Identifying a reputed dealer

A good relationship with a reputed dealer is very important for an investor to identify the correct market opportunities. A dealer of repute will always have a buyback guarantee and offer advice, clear communication and transparency. Reputed dealers can be identified by checking whether they are listed with an industry organisation like the BNTA .

Buying gold online

It’s a lot easier and safer to buy gold online from a reputed dealer’s website, rather than a gold shop on the high street. Most dealers have a quick and easy registration process and a wider choice of physical gold products on their websites. Secure payment options include bank transfers, debit and credit cards.

Securing your gold

Having purchased your gold, it’s important to opt for a secure storage option. Many reputed dealers will store your gold in an LBMA approved vault for a fee. A segregated storage option is the only way to go, which ensures that the gold is stored as a private holding, and not within a common pool. 

Dealers will usually insure packages up to the doorstep when a home delivery option is chosen. But, it’s up to the investor to buy insurance for their gold products from there onwards. There are also many home safe options available in the market that’s worth considering for secure home storage.

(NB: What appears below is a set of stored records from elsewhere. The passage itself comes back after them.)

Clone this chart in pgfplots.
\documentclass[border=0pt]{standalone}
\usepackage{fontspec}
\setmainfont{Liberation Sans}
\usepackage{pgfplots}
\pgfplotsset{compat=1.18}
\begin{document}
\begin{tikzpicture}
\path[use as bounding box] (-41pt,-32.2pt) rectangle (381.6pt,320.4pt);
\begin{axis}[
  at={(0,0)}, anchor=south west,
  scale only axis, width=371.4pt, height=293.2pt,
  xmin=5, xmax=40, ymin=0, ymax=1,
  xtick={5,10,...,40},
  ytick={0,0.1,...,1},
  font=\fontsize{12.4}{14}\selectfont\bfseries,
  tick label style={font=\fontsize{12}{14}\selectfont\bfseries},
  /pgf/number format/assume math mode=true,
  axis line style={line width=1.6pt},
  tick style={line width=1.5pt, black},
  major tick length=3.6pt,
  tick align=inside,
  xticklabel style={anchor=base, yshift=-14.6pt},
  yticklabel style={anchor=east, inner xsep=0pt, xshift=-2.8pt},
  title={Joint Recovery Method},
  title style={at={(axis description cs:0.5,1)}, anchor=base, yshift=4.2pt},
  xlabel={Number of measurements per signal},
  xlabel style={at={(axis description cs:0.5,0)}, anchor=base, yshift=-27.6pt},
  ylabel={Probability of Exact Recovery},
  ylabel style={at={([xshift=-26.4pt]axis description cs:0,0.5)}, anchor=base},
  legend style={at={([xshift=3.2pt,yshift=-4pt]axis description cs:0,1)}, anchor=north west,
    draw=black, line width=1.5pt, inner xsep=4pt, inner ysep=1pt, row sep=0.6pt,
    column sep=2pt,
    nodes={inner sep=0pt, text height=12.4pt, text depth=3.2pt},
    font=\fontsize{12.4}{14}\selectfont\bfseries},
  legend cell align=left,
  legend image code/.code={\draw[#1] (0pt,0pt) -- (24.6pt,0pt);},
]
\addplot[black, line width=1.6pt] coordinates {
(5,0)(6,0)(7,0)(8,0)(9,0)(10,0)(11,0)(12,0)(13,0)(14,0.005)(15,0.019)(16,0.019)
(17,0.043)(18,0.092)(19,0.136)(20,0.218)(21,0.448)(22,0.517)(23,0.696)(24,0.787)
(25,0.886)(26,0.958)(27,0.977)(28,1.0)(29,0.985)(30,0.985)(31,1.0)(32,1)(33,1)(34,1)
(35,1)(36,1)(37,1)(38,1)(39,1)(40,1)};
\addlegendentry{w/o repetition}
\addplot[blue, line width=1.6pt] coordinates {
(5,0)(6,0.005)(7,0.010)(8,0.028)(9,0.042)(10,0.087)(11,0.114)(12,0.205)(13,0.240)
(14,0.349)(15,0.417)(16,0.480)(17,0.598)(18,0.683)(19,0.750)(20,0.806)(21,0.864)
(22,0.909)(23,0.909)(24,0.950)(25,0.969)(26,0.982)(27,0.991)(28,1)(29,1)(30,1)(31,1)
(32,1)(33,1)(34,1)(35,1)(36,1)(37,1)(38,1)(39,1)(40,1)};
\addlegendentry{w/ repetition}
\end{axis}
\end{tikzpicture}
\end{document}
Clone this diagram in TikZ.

Hopefully, this article has provided an insight into the important factors and considerations of the gold buying process. Investors are also advised to speak to an independent financial advisor before investing in gold. 

There are several reputed dealers in the market who have released tutorial videos on buying gold. It’s also worth watching these as part of the research process before actually putting your money into the gold market. Happy investing!